To answer these questions, a growing number of educators and policymakers are now focused on ensuring that schools engage students in different type of learning. A new report by the National Center on Time & Learning, Time for Deeper Learning: Lessons from Five High Schools, helped me wrap my brain around this ‘deeper learning’, what it means, and what it requires of today’s schools. For approaches like deeper learning to be successful, the report makes clear that educators need to rethink how both teachers and students focus their time in school.
The report describes five deeper learning priorities (right) that drive and shape learning time across the featured schools. What stood out to me throughout the report was the emphasis put on connecting the content students were learning in the classroom to real world applications. A great example of this is “One World Week” at High Tech High in San Diego, California. During one week every March, the entire school replaces its regular schedule and students and teachers are immersed in experiences outside the school, both locally and globally. Students create art at local museums, travel to developing countries, cycle for hundreds of miles, camp in the desert, and build musical instruments. Service learning, fieldwork and deep partnerships with community-based organizations – all elements emphasized under deeper learning and made possible through ELT – immerse students in their communities, helping them to not only find their passion, but to also discover a habit of learning for its own pleasure.

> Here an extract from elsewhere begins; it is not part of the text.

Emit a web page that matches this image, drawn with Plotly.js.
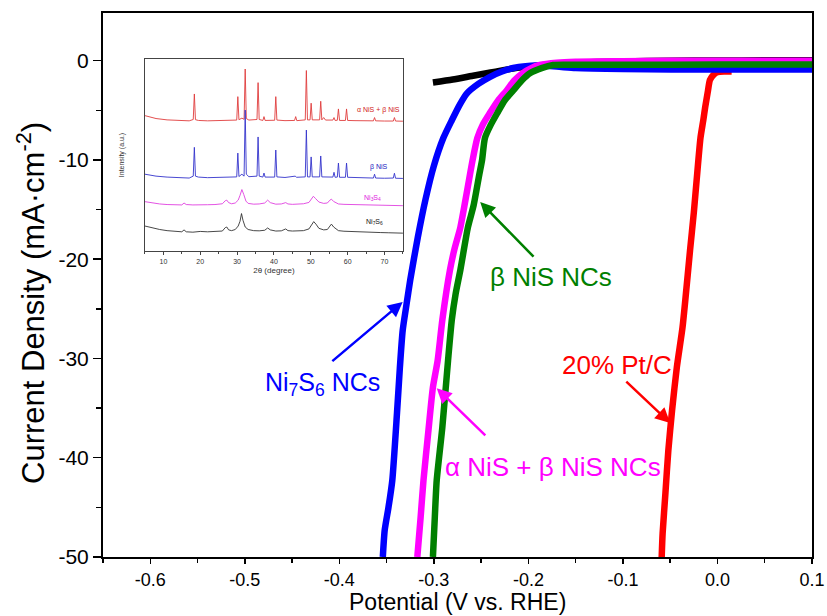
<!DOCTYPE html>
<html>
<head>
<meta charset="utf-8">
<script src="https://cdn.plot.ly/plotly-3.0.1.min.js"></script>
<style>html,body{margin:0;padding:0;background:#fff;}#chart{width:827px;height:616px;}</style>
</head>
<body>
<div id="chart"></div>
<script>
// ---- Main LSV curves (Potential V vs RHE, current density mA/cm2) ----
const blackV = [-0.301, -0.28, -0.26, -0.24, -0.22, -0.20, -0.18, -0.15, -0.10, -0.05, 0.00, 0.05, 0.10];
const blackJ = [-2.2, -1.9, -1.55, -1.2, -0.85, -0.6, -0.4, -0.2, -0.08, 0.0, 0.02, 0.03, 0.03];

const redV = [-0.059, -0.058, -0.055, -0.052, -0.048, -0.043, -0.037, -0.034, -0.029, -0.025, -0.022, -0.018, -0.015, -0.013, -0.010, -0.008, -0.004, 0.000, 0.008, 0.015];
const redJ = [-50, -47.6, -43.5, -39.3, -35.2, -30.9, -26.9, -24.1, -19.1, -15.3, -12.0, -7.8, -6.0, -4.7, -3.0, -1.95, -1.4, -1.15, -1.1, -1.1];

const blueV = [-0.354, -0.352, -0.348, -0.344, -0.339, -0.336, -0.333, -0.329, -0.325, -0.317, -0.309, -0.300, -0.290, -0.281, -0.273, -0.265, -0.253, -0.241, -0.228, -0.216, -0.203, -0.191, -0.17, -0.15, -0.10, 0.00, 0.10];
const blueJ = [-50, -47.3, -45.0, -42.3, -35.5, -31.0, -27.2, -24.6, -22.1, -17.8, -14.05, -10.6, -7.8, -6.0, -4.5, -3.3, -2.35, -1.65, -1.1, -0.74, -0.55, -0.5, -0.6, -0.75, -0.85, -0.9, -0.9];

const magV = [-0.3175, -0.314, -0.311, -0.306, -0.301, -0.296, -0.291, -0.283, -0.278, -0.272, -0.265, -0.259, -0.254, -0.248, -0.241, -0.232, -0.223, -0.215, -0.206, -0.197, -0.188, -0.17, -0.15, -0.10, 0.00, 0.10];
const magJ = [-50, -46.0, -42.3, -37.5, -32.9, -30.2, -26.1, -21.1, -18.9, -16.8, -13.2, -10.0, -7.8, -6.4, -5.3, -4.0, -3.0, -2.0, -1.25, -0.75, -0.44, -0.2, -0.1, -0.05, 0.0, 0.0];

const grnV = [-0.301, -0.299, -0.297, -0.291, -0.285, -0.281, -0.277, -0.272, -0.264, -0.258, -0.252, -0.249, -0.246, -0.240, -0.233, -0.225, -0.216, -0.207, -0.198, -0.186, -0.174, -0.15, -0.10, 0.00, 0.10];
const grnJ = [-50, -46.0, -42.3, -36.9, -30.2, -26.1, -23.5, -21.1, -16.8, -14.6, -11.5, -10.0, -7.8, -6.5, -5.3, -4.0, -3.0, -2.0, -1.25, -0.75, -0.44, -0.42, -0.42, -0.4, -0.4];

// ---- Inset XRD patterns (2theta in degrees, intensity a.u.) ----
const xrdBlackT = [5, 7, 9, 11, 13, 15, 15.6, 16.2, 18, 20, 22, 24, 26, 26.8, 27.2, 27.7, 28.5, 29.5, 30.3, 30.8, 31.2, 31.6, 32.2, 33, 34.5, 36, 37.5, 38.3, 39, 40.5, 42, 43.2, 43.8, 45, 46.5, 48, 49.5, 50.3, 50.8, 51.4, 52.2, 53.5, 54.5, 55.2, 55.6, 56.2, 57.5, 59, 61, 63, 65, 67, 69, 71, 73, 75];
const xrdBlackI = [13, 12, 11.2, 10.6, 10.2, 10, 11, 10, 9.8, 10.2, 10, 10.1, 10.4, 12.2, 12.5, 11, 10.6, 11.2, 13, 15.5, 19.5, 16, 12.5, 11.2, 10.6, 10.5, 10.8, 12, 11, 10.4, 10.5, 11.5, 10.6, 10.4, 10.5, 10.6, 11.5, 14, 15.3, 14, 11.8, 11, 11.2, 13, 14, 12.5, 10.6, 10.3, 10.1, 10, 9.8, 9.7, 9.6, 9.5, 9.4, 9.3];

const xrdMagT = [5, 7, 9, 11, 13, 15, 15.6, 16.2, 18, 20, 22, 24, 26, 26.8, 27.2, 27.7, 28.5, 29.5, 30.3, 30.8, 31.3, 31.8, 32.4, 33, 34.5, 36, 37.5, 38.3, 39, 40.5, 42, 43.2, 43.8, 45, 46.5, 48, 49.5, 50.2, 50.7, 51.3, 52.2, 53.5, 54.5, 55.2, 55.6, 56.2, 57.5, 59, 61, 63, 65, 67, 69, 71, 73, 75];
const xrdMagI = [25.7, 25, 24.5, 24.2, 24, 24, 25, 24.2, 24, 24.2, 24.1, 24.2, 24.6, 26.2, 26.5, 25.2, 24.6, 25, 26.5, 29, 32, 29.5, 26, 24.8, 24.4, 24.5, 25, 26.5, 25.2, 24.4, 24.5, 25.2, 24.5, 24.3, 24.4, 24.6, 25.3, 27.5, 28.5, 27.3, 25.5, 24.8, 25, 26.5, 27, 25.8, 24.5, 24.3, 24.2, 24, 23.9, 23.8, 23.8, 23.7, 23.6, 23.6];

const xrdBlueT = [5, 8, 11, 14, 17, 18.1, 18.4, 18.7, 19.5, 22, 25, 28, 29.9, 30.2, 30.5, 31.3, 31.9, 32.2, 32.5, 33.2, 35.4, 35.7, 36.0, 37.0, 37.3, 37.6, 39, 40.2, 40.5, 40.8, 43, 45.8, 46.1, 48.5, 48.8, 49.1, 49.8, 50.1, 50.4, 52.4, 52.7, 53.0, 56.0, 56.3, 56.6, 57.2, 57.5, 57.8, 59.4, 59.7, 60.0, 62, 64, 67.0, 67.3, 67.6, 70, 72.4, 72.7, 73.0, 75];
const xrdBlueI = [40, 39, 38.5, 38.2, 38, 39, 54, 39, 38.5, 38.2, 38.3, 38.2, 38.6, 51, 38.8, 40, 39, 73.4, 40, 38.7, 39, 59.4, 39, 38.5, 40.6, 38.5, 38.3, 38.5, 52.6, 38.6, 38.3, 39, 38.4, 38.6, 63, 38.6, 38.6, 49, 38.6, 38.6, 49.5, 38.6, 38.5, 41, 38.4, 38.5, 45.8, 38.4, 38.4, 45.8, 38.4, 38.2, 38.1, 38, 40, 38, 37.9, 38, 40.5, 37.9, 37.8];

const xrdRedT = [5, 8, 11, 14, 17, 18.1, 18.4, 18.7, 19.5, 22, 25, 28, 29.9, 30.2, 30.5, 31.3, 31.9, 32.2, 32.5, 33.2, 35.4, 35.7, 36.0, 37.0, 37.3, 37.6, 39, 40.2, 40.5, 40.8, 43, 45.6, 45.9, 46.2, 48.5, 48.8, 49.1, 49.8, 50.1, 50.4, 52.4, 52.7, 53.0, 53.5, 54, 56.0, 56.3, 56.6, 57.2, 57.5, 57.8, 59.4, 59.7, 60.0, 62, 64, 67.0, 67.3, 67.6, 70, 72.4, 72.7, 73.0, 75];
const xrdRedI = [70.5, 69, 68.3, 68, 67.8, 68.5, 81.8, 68.4, 68, 67.8, 67.9, 67.8, 68.2, 80.4, 68.4, 69.2, 68.6, 94.8, 69, 68.2, 68.5, 87.7, 68.5, 68, 70, 68, 67.9, 68.1, 80.4, 68.2, 67.9, 68, 70, 67.9, 68.3, 94, 68.3, 68.3, 77, 68.3, 68.3, 78, 68.3, 69.5, 68.2, 68.2, 69.5, 68, 68.1, 74, 68, 68, 74, 68, 67.9, 67.8, 67.8, 69.5, 67.8, 67.7, 67.7, 69.5, 67.7, 67.6];

// ---- Tick labels ----
const xTickVals = [-0.6, -0.5, -0.4, -0.3, -0.2, -0.1, 0.0, 0.1];
const xTickText = ['-0.6', '-0.5', '-0.4', '-0.3', '-0.2', '-0.1', '0.0', '0.1'];
const yTickVals = [0, -10, -20, -30, -40, -50];
const yTickText = ['0', '-10', '-20', '-30', '-40', '-50'];
const insetTickVals = [10, 20, 30, 40, 50, 60, 70];

const FONT = 'Liberation Sans, Arial, sans-serif';

function mainLine(x, y, color) {
  return {x: x, y: y, type: 'scatter', mode: 'lines', line: {color: color, width: 6.5, shape: 'spline', smoothing: 0.6},
          xaxis: 'x', yaxis: 'y', hoverinfo: 'skip'};
}
function xrdLine(x, y, color) {
  return {x: x, y: y, type: 'scatter', mode: 'lines', line: {color: color, width: 0.9}, xaxis: 'x2', yaxis: 'y2', hoverinfo: 'skip'};
}

const traces = [
  mainLine(blackV, blackJ, '#000000'),
  mainLine(redV, redJ, '#ff0000'),
  mainLine(blueV, blueJ, '#0000ff'),
  mainLine(magV, magJ, '#ff00ff'),
  mainLine(grnV, grnJ, '#008000'),
  xrdLine(xrdRedT, xrdRedI, '#e03c3c'),
  xrdLine(xrdBlueT, xrdBlueI, '#3333cc'),
  xrdLine(xrdMagT, xrdMagI, '#e040e0'),
  xrdLine(xrdBlackT, xrdBlackI, '#333333')
];

function arrow(x, y, ax, ay, color) {
  return {x: x, y: y, ax: ax, ay: ay, xref: 'x', yref: 'y', axref: 'x', ayref: 'y', text: '', showarrow: true,
          arrowhead: 2, arrowsize: 1.2, arrowwidth: 2.5, arrowcolor: color};
}
function label(x, y, text, color, size, xref, yref, xanchor) {
  return {x: x, y: y, xref: xref || 'x', yref: yref || 'y', text: text, showarrow: false,
          xanchor: xanchor || 'center', yanchor: 'middle', font: {family: FONT, size: size, color: color}};
}

const layout = {
  width: 827, height: 616,
  margin: {l: 103, r: 15, t: 13, b: 59},
  paper_bgcolor: '#ffffff', plot_bgcolor: '#ffffff',
  showlegend: false,
  font: {family: FONT, color: '#000'},
  xaxis: {
    domain: [0, 1], range: [-0.65, 0.1], tickmode: 'array', tickvals: xTickVals, ticktext: xTickText,
    ticks: 'outside', ticklen: 5, tickwidth: 1.5, tickcolor: '#000',
    minor: {dtick: 0.05, tick0: 0, ticks: 'outside', ticklen: 4, tickwidth: 1.5, tickcolor: '#000'},
    showline: true, linewidth: 2, linecolor: '#000', mirror: true, showgrid: false, zeroline: false,
    tickfont: {family: FONT, size: 18, color: '#000'}
  },
  yaxis: {
    domain: [0, 1], range: [-50, 4.8], tickmode: 'array', tickvals: yTickVals, ticktext: yTickText,
    ticks: 'outside', ticklen: 8, tickwidth: 1.5, tickcolor: '#000',
    minor: {dtick: 5, tick0: 0, ticks: 'outside', ticklen: 5, tickwidth: 1.5, tickcolor: '#000'},
    showline: true, linewidth: 2, linecolor: '#000', mirror: true, showgrid: false, zeroline: false,
    tickfont: {family: FONT, size: 21, color: '#000'}
  },
  xaxis2: {
    domain: [0.0592, 0.423], anchor: 'y2', range: [5, 75], tickmode: 'array', tickvals: insetTickVals,
    ticks: 'outside', ticklen: 3, tickwidth: 1, tickcolor: '#444',
    minor: {dtick: 5, tick0: 0, ticks: 'outside', ticklen: 2, tickwidth: 1, tickcolor: '#444'},
    showline: true, linewidth: 1.2, linecolor: '#444', mirror: true, showgrid: false, zeroline: false,
    tickfont: {family: FONT, size: 7, color: '#333'},
    title: {text: '2θ (degree)', font: {family: FONT, size: 8, color: '#333'}, standoff: 3}
  },
  yaxis2: {
    domain: [0.5625, 0.9154], anchor: 'x2', range: [0, 100], showticklabels: false, ticks: '',
    showline: true, linewidth: 1.2, linecolor: '#444', mirror: true, showgrid: false, zeroline: false,
    title: {text: 'Intensity (a.u.)', font: {family: FONT, size: 7, color: '#333'}, standoff: 18}
  },
  annotations: [
    {x: 0.5, y: -0.0836, xref: 'paper', yref: 'paper', xanchor: 'center', yanchor: 'middle', showarrow: false,
     text: 'Potential (V vs. RHE)', font: {family: FONT, size: 23, color: '#000'}},
    {x: -0.1015, y: 0.467, xref: 'paper', yref: 'paper', xanchor: 'center', yanchor: 'middle', showarrow: false,
     textangle: -90, text: 'Current Density (mA·cm<sup>-2</sup>)', font: {family: FONT, size: 31, color: '#000'}},
    arrow(-0.333, -24.3, -0.409, -30.4, '#0000ff'),
    arrow(-0.251, -14.25, -0.193, -19.9, '#008000'),
    arrow(-0.297, -33.0, -0.244, -37.9, '#ff00ff'),
    arrow(-0.050, -36.5, -0.098, -32.2, '#ff0000'),
    label(-0.418, -32.6, 'Ni<sub>7</sub>S<sub>6</sub> NCs', '#0000ff', 25),
    label(-0.176, -21.8, 'β NiS NCs', '#008000', 26),
    label(-0.174, -40.9, 'α NiS + β NiS NCs', '#ff00ff', 26),
    label(-0.106, -30.7, '20% Pt/C', '#ff0000', 26),
    label(74.8, 73.4, 'α NiS + β NiS', '#d02020', 7, 'x2', 'y2', 'right'),
    label(68.5, 43.8, 'β NiS', '#2020c0', 7, 'x2', 'y2'),
    label(66.8, 27.6, 'Ni<sub>3</sub>S<sub>4</sub>', '#e020e0', 7, 'x2', 'y2'),
    label(67.3, 15.3, 'Ni<sub>7</sub>S<sub>6</sub>', '#111111', 7, 'x2', 'y2')
  ]
};

Plotly.newPlot('chart', traces, layout, {displayModeBar: false, staticPlot: true});
</script>
</body>
</html>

We know that today’s students will need to do more than just repeat knowledge learned for an exam in order to be successful in the world tomorrow. They will need to analyze information and communicate it, both orally and in writing. Students will need to be able to work collaboratively and think outside the box. But most importantly, they will have to be continuously thirsty for new knowledge and new solutions. Successful schools must find ways to deploy learning time so that their students can build deeper learning skills while also mastering grade-level content and standards. And it’s not just the students – we too must get creative with how we use people, space and time in our schools to ensure that when we hand our students a diploma at the end of 12 years of schooling they are able to be the game changers we need them to be.